En fait là est bien le problème pour les pays occidentaux, non seulement nous assistons à la mise en place de nouveaux rapports sud-sud, mais les Etats du sud récupèrent leurs capacités d’action, le gouvernail étatique, c’est cela que les Etats-Unis et les pays occidentaux jugent insupportable et le gouvernement russe a déclaré que la protection du secteur énergétique par l’Europe était « hystérique ».  La Chine en rétorsion est en train de préparer une loi sur le contrôle de l’acquisition des entreprises chinoises.

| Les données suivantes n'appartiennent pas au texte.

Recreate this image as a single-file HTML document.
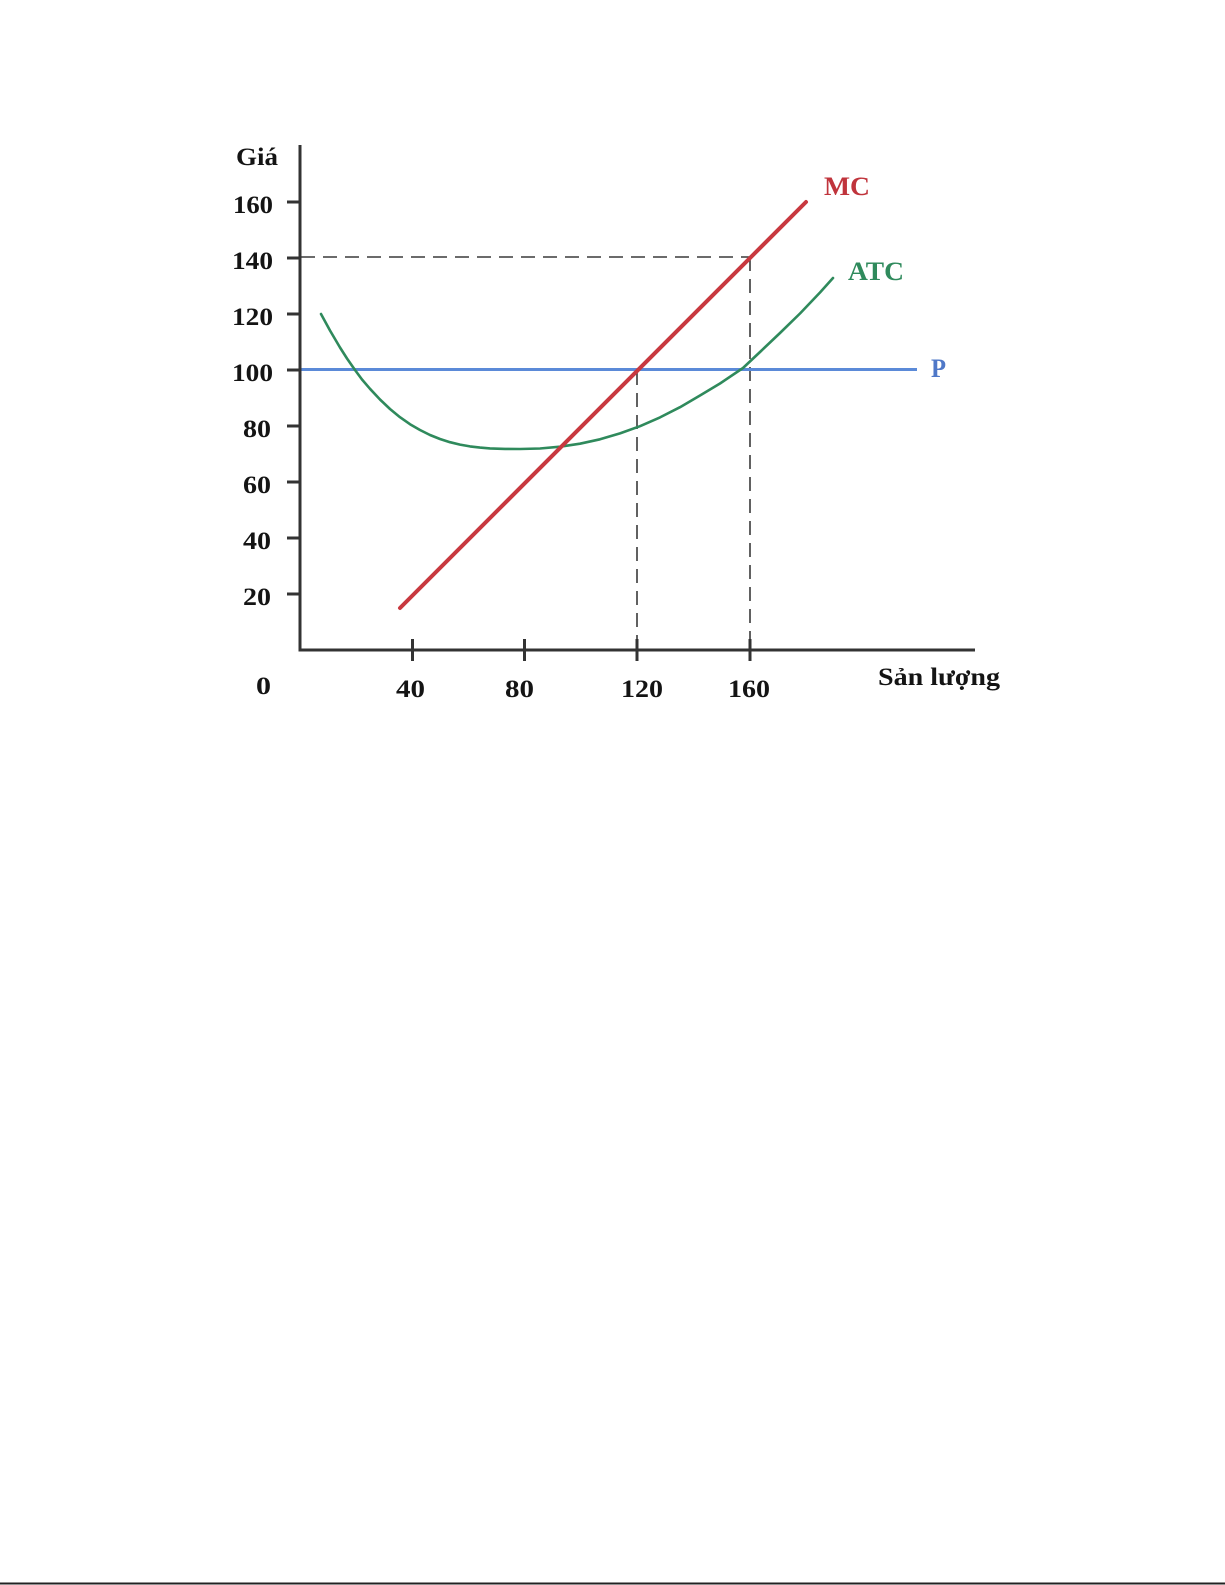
<!DOCTYPE html>
<html>
<head>
<meta charset="utf-8">
<style>
  html, body { margin: 0; padding: 0; background: #ffffff; }
  body { width: 1225px; height: 1585px; overflow: hidden; }
  svg { display: block; }
  text { font-family: "Liberation Serif", "DejaVu Serif", serif; font-weight: bold; }
</style>
</head>
<body>
<svg width="1225" height="1585" viewBox="0 0 1225 1585" xmlns="http://www.w3.org/2000/svg">
  <rect x="0" y="0" width="1225" height="1585" fill="#ffffff"/>

  <!-- dashed guide lines -->
  <g stroke="#3a3a3a" stroke-width="1.6" stroke-dasharray="14 8" fill="none">
    <line x1="301" y1="257" x2="750" y2="257"/>
    <line x1="637" y1="371" x2="637" y2="649"/>
    <line x1="750" y1="257" x2="750" y2="649"/>
  </g>

  <!-- P line -->
  <line x1="300" y1="369.5" x2="917" y2="369.5" stroke="#5b8ad8" stroke-width="3"/>

  <!-- ATC curve -->
  <polyline fill="none" stroke="#2f8a5c" stroke-width="2.6" stroke-linejoin="round" stroke-linecap="round"
    points="321,314 330,330.5 340,347.5 347,358.5 355,370 362,379.5 370,388.8 380,399.5 390,409 400,417.2 410,424.2 420,430 430,435 440,439 450,442.2 460,444.6 470,446.4 480,447.6 490,448.4 505,448.9 520,449 540,448.5 560,446.7 580,443.7 600,439.3 620,433.4 640,426.2 660,417.4 680,407.2 700,395.5 720,383.5 743,368 760,352 780,333 800,313.5 820,292.5 833,278"/>

  <!-- MC line -->
  <line x1="400" y1="608" x2="806" y2="202" stroke="#c8383f" stroke-width="4" stroke-linecap="round"/>

  <!-- axes -->
  <g stroke="#333333" stroke-width="3" fill="none">
    <line x1="300" y1="145" x2="300" y2="651.5"/>
    <line x1="298.5" y1="650" x2="975" y2="650"/>
    <line x1="287" y1="202" x2="300" y2="202"/>
    <line x1="287" y1="258" x2="300" y2="258"/>
    <line x1="287" y1="314" x2="300" y2="314"/>
    <line x1="287" y1="370" x2="300" y2="370"/>
    <line x1="287" y1="426" x2="300" y2="426"/>
    <line x1="287" y1="482" x2="300" y2="482"/>
    <line x1="287" y1="538" x2="300" y2="538"/>
    <line x1="287" y1="594" x2="300" y2="594"/>
    <line x1="412.5" y1="639" x2="412.5" y2="661"/>
    <line x1="524.5" y1="639" x2="524.5" y2="661"/>
    <line x1="637" y1="639" x2="637" y2="661"/>
    <line x1="750" y1="639" x2="750" y2="661"/>
  </g>

  <!-- y-axis labels -->
  <g fill="#141414" font-size="25.5" text-anchor="end">
    <text x="278" y="165" textLength="42" lengthAdjust="spacingAndGlyphs">Giá</text>
    <text x="273" y="213" textLength="40" lengthAdjust="spacingAndGlyphs">160</text>
    <text x="273" y="269" textLength="41" lengthAdjust="spacingAndGlyphs">140</text>
    <text x="273" y="325" textLength="41" lengthAdjust="spacingAndGlyphs">120</text>
    <text x="273" y="381" textLength="41" lengthAdjust="spacingAndGlyphs">100</text>
    <text x="271" y="437" textLength="28" lengthAdjust="spacingAndGlyphs">80</text>
    <text x="271" y="493" textLength="28" lengthAdjust="spacingAndGlyphs">60</text>
    <text x="271" y="549" textLength="28" lengthAdjust="spacingAndGlyphs">40</text>
    <text x="271" y="605" textLength="28" lengthAdjust="spacingAndGlyphs">20</text>
  </g>

  <!-- x-axis labels -->
  <g fill="#141414" font-size="25.5">
    <text x="256" y="694" textLength="15" lengthAdjust="spacingAndGlyphs">0</text>
    <text x="396" y="697" textLength="29" lengthAdjust="spacingAndGlyphs">40</text>
    <text x="505" y="697" textLength="29" lengthAdjust="spacingAndGlyphs">80</text>
    <text x="621" y="697" textLength="42" lengthAdjust="spacingAndGlyphs">120</text>
    <text x="728" y="697" textLength="42" lengthAdjust="spacingAndGlyphs">160</text>
    <text x="878" y="685" textLength="122" lengthAdjust="spacingAndGlyphs">Sản lượng</text>
  </g>

  <!-- series labels -->
  <text x="824" y="195" font-size="26" fill="#c0343c" textLength="46" lengthAdjust="spacingAndGlyphs">MC</text>
  <text x="848" y="280" font-size="26" fill="#2f8a5c" textLength="56" lengthAdjust="spacingAndGlyphs">ATC</text>
  <text x="931" y="377" font-size="26" fill="#4f78c8" textLength="15" lengthAdjust="spacingAndGlyphs">P</text>

  <!-- bottom border line -->
  <line x1="0" y1="1583.5" x2="1225" y2="1583.5" stroke="#222222" stroke-width="2"/>
</svg>
</body>
</html>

Sud contre nord, Etats souverains contre capital, on voit que la mondialisation nous réserve bien des surprises, jusqu’à peut-être favoriser le retour du protectionnisme dans le nord.(4)

On comprend peut-être mieux dans un tel contexte l’excitation des Etats-Unis dans son soutien à la démocratie birmane, il s’agit de s’assurer que les réserves gazières ne tombent pas dans une mauvaise escarcelle. 

(1) Ce qui reviendrait de fait à soutenir les spéculateurs en abaissant le coût de financement de leurs opérations. La Fed Nord américaine a été obligée d’abaisser ses taux directeurs pour cause de récession de l’économie nord-américaine.
(2) ( 2) Décidemment Dominique de Villepin a été un grand incompris, puisque c’est lui qui à la fin 2005 et le début 2006 lance cette protection contre les capitaux étrangers. A cette époque, la Commission européenne à la concurrence le traite comme le dernier des derniers nationalistes. Aujourd’hui la même fait silence sur l’initiative de la chancelière.
(3) Là encore on notera le deux poids deux mesures, jamais personne n’avait exigé de la Banque Mondiale ou du Fmi une telle surveillance quand le néo-libéralisme éventrait les économies du Tiers monde, forçant à la vente le secteur public de ces pays.
(4) Sur ce sujet lire article d’alternatives économiques d’octobre : la montée des Fonds souverains. Un article du Monde Diplomatique de mars 2007 avait également abordé la question.